Como estudiante en práctica, tenía chipe libre y el maestro Ceura  no me obligaba a trabajar. Sin embargo, yo trabajaba generalmente con más empeño que su ayudante. Pero no siempre. Una tarde estaba un poco aburrido en la pega y se me ocurrió salir a caminar por los rajos que rodeaban la casa de máquinas. Era ya tarde y no picaba tanto el calor. Caminé y caminé y de repente el terreno dejó de ser plano y empezaba a ser como una sucesión de olas de tierra. Era la forma en la que el  terreno quedaba cuando pasaba el tiempo, después de la extracción del caliche. Era difícil caminar, porque el terreno subía y bajaba sin ningún orden. Pero yo estaba encantado en ese mundo de olas de tierra y no me preocupaba. En un momento pensé que debía volver y me di cuenta que no sabía en qué dirección debía caminar. Andaba sin reloj y en ese tiempo ni se soñaba con los celulares. Estaba rodeado por olas de restos de caliche, que eran iguales en todas direcciones.

Aquí estoy mal pensé. No tenía idea  qué dirección tomar para volver. Estaba rodeado de un mar de olas de caliche de hasta dos y tres metros que dificultaban el caminar en una sola dirección. Me dije, voy a esperar que empiece a atardecer y entonces voy a caminar en la dirección en la que el sol se empiece a poner. Esto, porque yo sabía que por el lado de la mina, un poco hacia el poniente, pasaba de norte a sur la carretera. Dicho y hecho. El sol empezó a bajar y yo empecé a caminar en esa dirección. No se podía caminar derecho en la dirección deseada, pero más o menos se podía seguir la dirección. Debo confesar que me costó bastante, pero finalmente al cabo de algunas horas divisé la carretera. Ahí ya sabía que caminando hacia el sur iba a llegar a María Elena.

Llegué ya entrada la noche y no le conté nada a nadie. Tremendo renuncio habrían dicho mis compañeros de trabajo. Con hambre, cansado y calladito, me acosté. Como estudiante, nadie hizo problemas porque no hubiera marcado tarjeta a la salida esa tarde.

Como al mes, decidí que me estaban explotando. Yo hacía tanto trabajo como mi compañero, el boxeador, pero él, como era obrero y yo solo un estudiante, ganaba más que yo. Fui entonces a hablar con mi jefe y le dije que por el trabajo que hacía ganaba poco y que quería que me contrataran como obrero. Mi jefe reconoció mi punto de vista y fui ascendido y contratado como obrero. Hasta hoy conservo la libreta que me acredita que soy (o era) obrero de la Anglo Lautaro.

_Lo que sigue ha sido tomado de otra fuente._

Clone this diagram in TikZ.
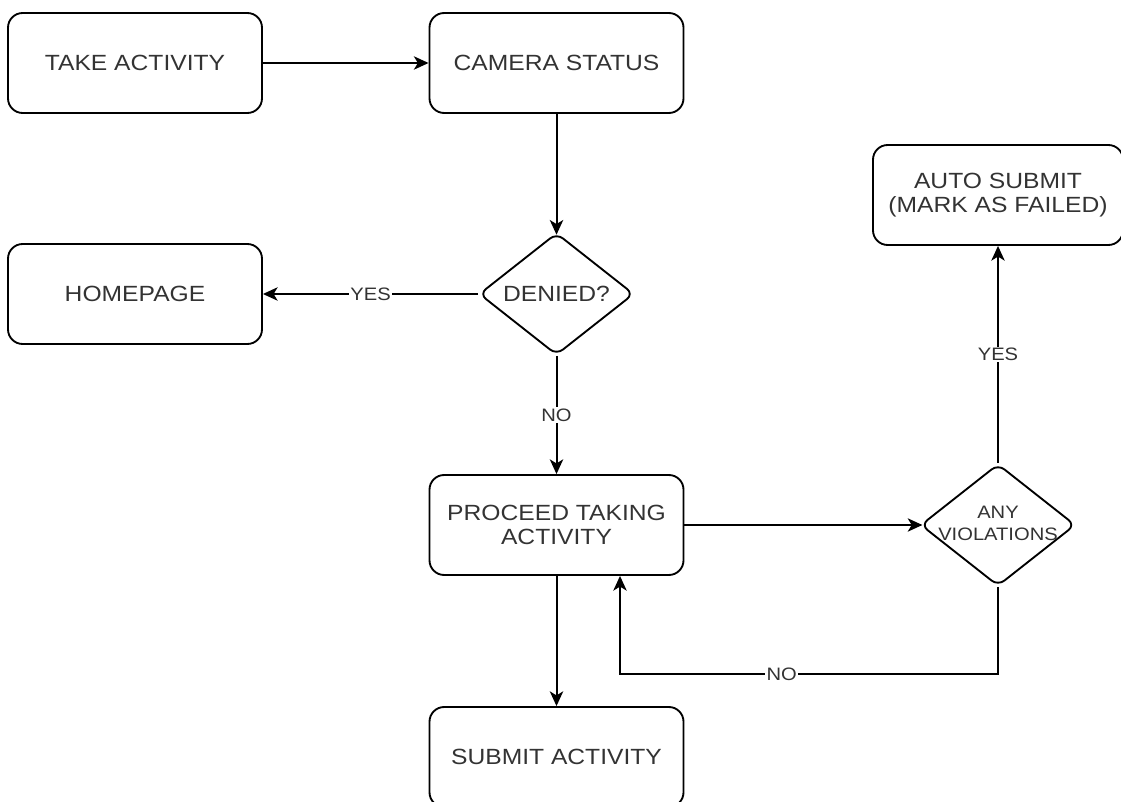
\documentclass[tikz,border=0pt]{standalone}
\usepackage{fontspec}
\setmainfont{Liberation Sans}[FakeStretch=1.12]
\usepackage{tikz}
\usetikzlibrary{arrows.meta, shapes.geometric}
\definecolor{txtgray}{HTML}{333333}

\begin{document}
\begin{tikzpicture}[x=0.75pt,y=0.75pt,yscale=-1,xscale=1,
  stepbox/.style={draw, line width=1.4pt, rounded corners=11pt, minimum width=190.5pt, minimum height=75pt,
    align=center, text=txtgray, font=\fontsize{16.5}{18.5}\selectfont, inner sep=0.75pt},
  decision/.style={draw, diamond, line width=1.4pt, rounded corners=6pt, minimum width=116pt, minimum height=91.5pt,
    inner sep=0pt, text=txtgray},
  flow/.style={line width=1.5pt, -{Stealth[length=11pt,width=10pt,inset=3pt]}},
  lbl/.style={fill=white, inner sep=1pt, text=txtgray, font=\fontsize{13.5}{15}\selectfont}]
\useasboundingbox (0,0) rectangle (1121,802);

% Rounded Rect
\node [stepbox] (take) at (135,63) {TAKE ACTIVITY};
% Rounded Rect
\node [stepbox] (camera) at (556.5,63) {CAMERA STATUS};
% Rounded Rect
\node [stepbox] (home) at (135,294) {HOMEPAGE};
% Diamond
\node [decision, font=\fontsize{16.5}{18.5}\selectfont] (denied) at (556.5,294) {\makebox[0pt]{DENIED?}};
% Rounded Rect
\node [stepbox] (proceed) at (556.5,525) {PROCEED TAKING\\ACTIVITY};
% Diamond
\node [decision, font=\fontsize{13.5}{17}\selectfont] (any) at (998,525) {\makebox[0pt]{\begin{tabular}{@{}c@{}}ANY\\VIOLATIONS\end{tabular}}};
% Rounded Rect
\node [stepbox, minimum width=187.5pt] (auto) at (998,195) {AUTO SUBMIT\\(MARK AS FAILED)};
% Rounded Rect
\node [stepbox] (submit) at (556.5,757) {SUBMIT ACTIVITY};

%Straight Lines
\draw [flow] (take) -- (camera);
\draw [flow, shorten >=-2pt] (camera) -- (denied);
\draw [flow] (denied) -- node [lbl] {YES} (home);
\draw [flow] (denied) -- node [lbl] {NO} (proceed);
\draw [flow, shorten >=-2pt] (proceed) -- (any);
\draw [flow] (any) -- node [lbl] {YES} (auto);
\draw [flow] (proceed) -- (submit);
%Elbow Line
\coordinate (nobend) at (620,674);
\draw [flow] (any.south) |- node [lbl, pos=0.786] {NO} (nobend) -- (nobend |- proceed.south);
\end{tikzpicture}
\end{document}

Un día mi compañero de pieza me invitó a asistir a una manifestación de apoyo a Radomiro Tomic que se efectuaría en Tocopilla. El viaje era en bus, ida y vuelta gratis.  Yo había escuchado hablar un par de veces a ese candidato y sin ser de ningún partido, me parecía que decía cosas bastante sensatas. Lo acompañé y bajamos a Tocopilla. Este puerto era bastante más grande que María Elena y junto con escuchar a Tomic, pude recorrerlo un poco.

Tiempo después mi jefe me ofreció que trabajara en turno de noche en la sala de mcompresores y así podría mejorar mi sueldo. Acepté y en las dos últimas semanas de mi práctica pude juntar suficiente dinero para viajar más al norte. Cuando terminé la práctica, me fui por tierra hasta Arica, crucé a Tacna y volví en avión de Arica a Santiago. A Valparaíso llegué justo al inicio de las clases.

Muchos años después viajaba desde Iquique hacia el sur y me hicieron dedo dos personas. Paré y los tomé. Ellos iban viajando a Antofagasta porque en María Elena los habían cortado y no le querían pagar el desahucio. Les cuento que yo conocía María Elena y les hablo del maestro Ceura y de Georguiolo. Como pueblo chico, los dos me cuentan que el maestro Ceura seguía vivito y coleando y que el tal Georguiolo era desde hacía varios años presidente del sindicato. Buena tela diría un amigo por ahí.